In the terrific documentary about his work, The Secret Life of Lance Letscher, the collage artist points out that he doesn’t want his file boxes of source material organized too much, that he specifically avoids organizing them, so that he can find unexpected things when he starts searching. “He depends upon that chaos of stuff, of things lying around.”
“Keep your folders messy,” Steven Johnson says in Where Good Ideas Come From. This is also the secret to what he calls his “spark file,” the document he keeps on his computer to generate ideas:
The key is to capture as many hunches as possible, and to spend as little time as possible organizing or filtering or prioritizing them. (Keeping a single, chronological file is central to the process, because it forces you to scroll through the whole list each time you want to add something new.) Just get it all down as it comes to you, and make regular visits back to re-acquaint yourself with all your past explorations. You’ll be shocked how many useful hunches you’ve forgotten.
Film editor Walter Murch, in his brilliant book, In The Blink of an Eye, writes about how different kinds of editing machines affect his process of piecing together movies out of hundreds of hours of film. The most convenient and efficient machines — the “random-access” machines that can pull up any individual scene with a few keystrokes — are not necessarily the ones that are the most helpful to him.
“The machine gives me only what I ask for,” he writes, “and I don’t always want to go where I say I want to go.”
Like Letscher with his collages, Murch wants the material to guide his work, to tell him what to do next. Linear editing systems, in which he had to load a whole 10-minute reel of film in order to find what he was looking for, gave him many more moments of serendipity:
[I]n the mechanical, linear search for what I wanted, I would find instead what I needed—something different, better, more quirky, more accidental, more “true” than my first impression. I could recognize it when I saw it, but I couldn’t have articulated it in advance.
There are several paragraphs in Murch’s book about the importance of fighting against the touted “features” of digital tools, such as speed. “The real issue with speed,” he says, “Is not just how fast can you go, but where are you going so fast? It doesn’t help to arrive quickly if you wind up in the wrong place.”
Here’s writer Irving Welsh, on why he doesn’t organize his record collection:
“I don’t organize my CDs and vinyl by genre or alphabet anymore…. Having it all haphazard means I can never find what I want, but the benefit is that I always find something else, which is cool. I believe that art is as much about diversion as focus and planning.”

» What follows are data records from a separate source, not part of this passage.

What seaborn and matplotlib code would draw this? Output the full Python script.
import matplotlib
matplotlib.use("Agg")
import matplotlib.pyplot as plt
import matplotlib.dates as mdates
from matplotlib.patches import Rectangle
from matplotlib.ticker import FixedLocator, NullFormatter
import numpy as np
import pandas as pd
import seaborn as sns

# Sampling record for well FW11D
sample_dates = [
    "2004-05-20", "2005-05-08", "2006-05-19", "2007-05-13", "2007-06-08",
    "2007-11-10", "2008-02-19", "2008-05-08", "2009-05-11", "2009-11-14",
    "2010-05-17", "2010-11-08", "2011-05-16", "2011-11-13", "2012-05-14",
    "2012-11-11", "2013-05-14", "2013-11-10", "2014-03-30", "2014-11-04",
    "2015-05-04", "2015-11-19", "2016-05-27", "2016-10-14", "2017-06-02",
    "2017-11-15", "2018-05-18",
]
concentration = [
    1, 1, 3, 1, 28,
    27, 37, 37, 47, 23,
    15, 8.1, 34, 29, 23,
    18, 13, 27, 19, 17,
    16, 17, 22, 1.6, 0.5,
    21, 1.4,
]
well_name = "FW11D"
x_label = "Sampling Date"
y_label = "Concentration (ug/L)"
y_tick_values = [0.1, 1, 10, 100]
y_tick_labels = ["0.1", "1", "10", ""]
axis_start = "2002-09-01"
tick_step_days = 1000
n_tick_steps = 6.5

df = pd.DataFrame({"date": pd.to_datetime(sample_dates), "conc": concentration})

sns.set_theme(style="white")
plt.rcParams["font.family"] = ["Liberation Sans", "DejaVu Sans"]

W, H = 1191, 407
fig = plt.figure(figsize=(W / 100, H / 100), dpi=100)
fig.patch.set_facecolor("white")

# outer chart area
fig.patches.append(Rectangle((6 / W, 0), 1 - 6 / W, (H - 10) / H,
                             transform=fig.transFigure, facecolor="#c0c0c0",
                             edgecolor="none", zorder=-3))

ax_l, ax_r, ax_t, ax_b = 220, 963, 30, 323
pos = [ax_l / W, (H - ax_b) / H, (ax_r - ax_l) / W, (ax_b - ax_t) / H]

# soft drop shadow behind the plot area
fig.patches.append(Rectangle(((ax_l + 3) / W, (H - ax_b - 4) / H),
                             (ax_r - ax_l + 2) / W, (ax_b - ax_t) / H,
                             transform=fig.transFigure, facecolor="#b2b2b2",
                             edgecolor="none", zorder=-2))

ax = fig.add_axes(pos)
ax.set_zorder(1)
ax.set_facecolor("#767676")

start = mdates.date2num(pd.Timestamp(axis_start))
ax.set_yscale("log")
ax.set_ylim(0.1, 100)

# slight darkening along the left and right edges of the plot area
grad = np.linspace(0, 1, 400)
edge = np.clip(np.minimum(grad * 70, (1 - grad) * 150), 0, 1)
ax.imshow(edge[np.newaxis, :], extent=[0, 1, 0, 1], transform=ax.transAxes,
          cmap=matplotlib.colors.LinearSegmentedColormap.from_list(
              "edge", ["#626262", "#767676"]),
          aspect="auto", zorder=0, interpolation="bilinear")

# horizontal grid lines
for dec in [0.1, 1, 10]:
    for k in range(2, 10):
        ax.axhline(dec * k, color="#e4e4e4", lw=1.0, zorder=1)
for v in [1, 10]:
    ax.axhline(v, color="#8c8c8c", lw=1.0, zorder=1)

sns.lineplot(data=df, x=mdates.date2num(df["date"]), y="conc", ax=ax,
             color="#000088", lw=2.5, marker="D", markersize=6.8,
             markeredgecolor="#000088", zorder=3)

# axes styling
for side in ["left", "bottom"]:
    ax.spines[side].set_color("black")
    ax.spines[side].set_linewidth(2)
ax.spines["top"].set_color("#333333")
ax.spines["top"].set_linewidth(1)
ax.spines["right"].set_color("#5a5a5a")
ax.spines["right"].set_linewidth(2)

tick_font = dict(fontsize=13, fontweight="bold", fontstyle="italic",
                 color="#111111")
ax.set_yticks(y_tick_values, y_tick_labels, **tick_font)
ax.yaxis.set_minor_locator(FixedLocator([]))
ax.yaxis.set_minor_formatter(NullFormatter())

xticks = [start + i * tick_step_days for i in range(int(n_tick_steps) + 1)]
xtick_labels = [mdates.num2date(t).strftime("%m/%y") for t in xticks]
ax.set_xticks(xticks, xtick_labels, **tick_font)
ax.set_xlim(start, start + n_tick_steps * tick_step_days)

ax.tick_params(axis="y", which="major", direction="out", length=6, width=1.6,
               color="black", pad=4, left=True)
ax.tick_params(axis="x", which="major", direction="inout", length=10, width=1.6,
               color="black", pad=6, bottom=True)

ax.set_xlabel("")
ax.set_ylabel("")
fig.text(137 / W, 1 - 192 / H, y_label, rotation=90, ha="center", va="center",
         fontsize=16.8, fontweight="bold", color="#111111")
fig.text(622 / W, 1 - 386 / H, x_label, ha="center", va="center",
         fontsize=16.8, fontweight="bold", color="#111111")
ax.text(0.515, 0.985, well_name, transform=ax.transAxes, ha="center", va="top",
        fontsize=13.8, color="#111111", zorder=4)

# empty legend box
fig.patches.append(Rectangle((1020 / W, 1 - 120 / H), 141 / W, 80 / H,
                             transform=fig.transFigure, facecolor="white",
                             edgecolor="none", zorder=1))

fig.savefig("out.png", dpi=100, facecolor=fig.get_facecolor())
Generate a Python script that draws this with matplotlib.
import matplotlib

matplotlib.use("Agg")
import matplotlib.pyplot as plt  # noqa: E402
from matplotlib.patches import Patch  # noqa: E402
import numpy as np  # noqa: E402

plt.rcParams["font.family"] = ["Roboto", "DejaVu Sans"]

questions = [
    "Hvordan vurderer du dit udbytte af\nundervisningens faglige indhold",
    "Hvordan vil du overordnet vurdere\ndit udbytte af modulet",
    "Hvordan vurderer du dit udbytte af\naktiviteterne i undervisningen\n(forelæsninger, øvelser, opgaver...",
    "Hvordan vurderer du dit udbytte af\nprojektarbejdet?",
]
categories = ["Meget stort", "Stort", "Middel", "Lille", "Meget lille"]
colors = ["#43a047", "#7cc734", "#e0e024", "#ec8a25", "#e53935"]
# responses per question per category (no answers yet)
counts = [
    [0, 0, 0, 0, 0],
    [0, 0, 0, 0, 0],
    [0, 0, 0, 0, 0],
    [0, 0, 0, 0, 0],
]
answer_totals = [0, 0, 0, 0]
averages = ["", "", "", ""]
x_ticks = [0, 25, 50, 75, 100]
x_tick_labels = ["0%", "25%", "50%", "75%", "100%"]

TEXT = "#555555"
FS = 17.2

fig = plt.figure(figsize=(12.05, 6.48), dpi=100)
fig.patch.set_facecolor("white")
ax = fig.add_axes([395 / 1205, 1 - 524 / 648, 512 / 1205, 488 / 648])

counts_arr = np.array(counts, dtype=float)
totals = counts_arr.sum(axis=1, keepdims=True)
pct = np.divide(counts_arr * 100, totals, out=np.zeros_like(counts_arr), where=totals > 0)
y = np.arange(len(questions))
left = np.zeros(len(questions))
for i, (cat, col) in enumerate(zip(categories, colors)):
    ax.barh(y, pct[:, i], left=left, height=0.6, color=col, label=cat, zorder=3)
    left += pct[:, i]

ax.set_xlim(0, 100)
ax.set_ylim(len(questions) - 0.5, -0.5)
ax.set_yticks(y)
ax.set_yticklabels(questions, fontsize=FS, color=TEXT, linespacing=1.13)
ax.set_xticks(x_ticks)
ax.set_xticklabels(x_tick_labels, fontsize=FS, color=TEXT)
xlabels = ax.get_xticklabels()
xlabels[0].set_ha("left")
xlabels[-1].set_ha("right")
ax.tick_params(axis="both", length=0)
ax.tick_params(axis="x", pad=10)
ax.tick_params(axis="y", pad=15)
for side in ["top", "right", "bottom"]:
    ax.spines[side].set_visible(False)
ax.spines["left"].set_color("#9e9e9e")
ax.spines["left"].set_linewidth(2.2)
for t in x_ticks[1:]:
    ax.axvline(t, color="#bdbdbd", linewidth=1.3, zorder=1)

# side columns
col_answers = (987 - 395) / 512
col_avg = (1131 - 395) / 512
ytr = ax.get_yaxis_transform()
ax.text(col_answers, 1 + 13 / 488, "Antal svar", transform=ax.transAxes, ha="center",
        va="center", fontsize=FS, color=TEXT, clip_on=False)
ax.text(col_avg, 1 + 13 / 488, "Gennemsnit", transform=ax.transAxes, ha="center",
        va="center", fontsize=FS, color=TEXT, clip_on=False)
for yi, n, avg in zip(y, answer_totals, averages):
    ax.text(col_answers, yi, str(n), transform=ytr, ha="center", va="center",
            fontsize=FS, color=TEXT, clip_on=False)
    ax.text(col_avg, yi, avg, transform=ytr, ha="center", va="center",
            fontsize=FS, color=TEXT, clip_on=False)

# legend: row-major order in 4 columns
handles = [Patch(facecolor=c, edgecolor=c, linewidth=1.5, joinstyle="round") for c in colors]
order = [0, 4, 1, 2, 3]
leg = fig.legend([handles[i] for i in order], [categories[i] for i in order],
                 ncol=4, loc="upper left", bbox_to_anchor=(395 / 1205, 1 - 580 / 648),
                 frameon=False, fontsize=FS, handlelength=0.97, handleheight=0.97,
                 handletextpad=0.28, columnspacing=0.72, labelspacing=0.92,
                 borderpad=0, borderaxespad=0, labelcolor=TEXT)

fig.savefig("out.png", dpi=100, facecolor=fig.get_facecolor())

In her Autobiography, Agatha Christie talks about the importance of messiness when re-visiting her chaotic notebooks:
[I]f I had kept all these things neatly sorted and filed and labelled, it would save me a lot of trouble. However, it is a pleasure sometimes, when looking vaguely through a pile of old note-books to find something scribbled down, as: Possible plot—do it yourself—girl and not really sister—August— with a kind of sketch of a plot. What it’s all about I can’t remember now; but it often stimulates me, if not to write that identical plot, at least to write something else.
The theme, again, is that speed, efficiency, and convenience (a.k.a. the opposite of “trouble”) is often at odds with creative serendipity.
This is exactly why I still keep paper notebooks and make time in my writing process to dive back into them time and time again: because I often don’t know what I’m looking for, and even if I do, what I actually find is more often than not better than what I set out to find. If I was simply able to execute a full-text search on my notebooks, and pull up exactly what I was looking for, that’s all I’d find: exactly what I was looking for. And the real art is in finding what I didn’t know I was looking for.